The reader will be familiar with the young Lenin's answer in What the Friends of the People Really Are :[2] this theory is everywhere, but in two forms; the Preface to A Contribution presents 'the hypothesis of historical materialism'; Capital sets this hypothesis to work and verifies it against the example of the capitalist social formation. These concepts enable Lenin to formulate what is for us a decisive commentary: in the expression 'historical materialism', 'materialism' means no more than science, and the expression is strictly synonymous with that of 'science of history'. But at the same time, these concepts belong organically to the empiricist, even pragmatist theory of science, and this text of Lenin's is throughout an application of such a theory (hypothesis/verification). However, let us reconsider its movement in other terms.

In reality, this Preface to A Contribution, if it is read attentively, does not present us with the form of a hypothesis, but explicitly that of an answer, an answer to a question we must try to reconstitute.
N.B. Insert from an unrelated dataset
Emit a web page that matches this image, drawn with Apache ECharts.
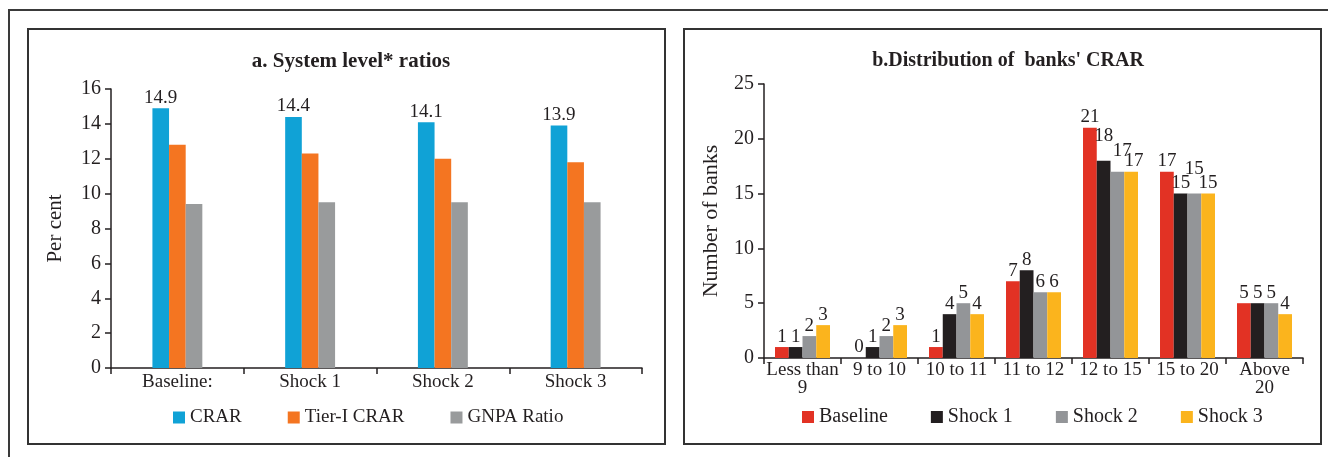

As an example, let us take a familiar text, one of those programme-texts whose interest I have just discussed, in which Marx states what was new in what he had proved : his letter to Weydemeyer on 5 March 1852:

No credit is due to me for discovering the existence of classes in modern society, nor yet the struggle between them. Long before me bourgeois historians had described the historical development of this struggle of the classes, and bourgeois economists the economic anatomy of the classes. What I did that was new was to prove: (1) that the existence of classes is only bound up with particular historical phases in the development of production. . . .

2 Lenin: 'What the Friends of the People Really Are and How They Fight the Social-Democrats', Collected Works, Vol. 1.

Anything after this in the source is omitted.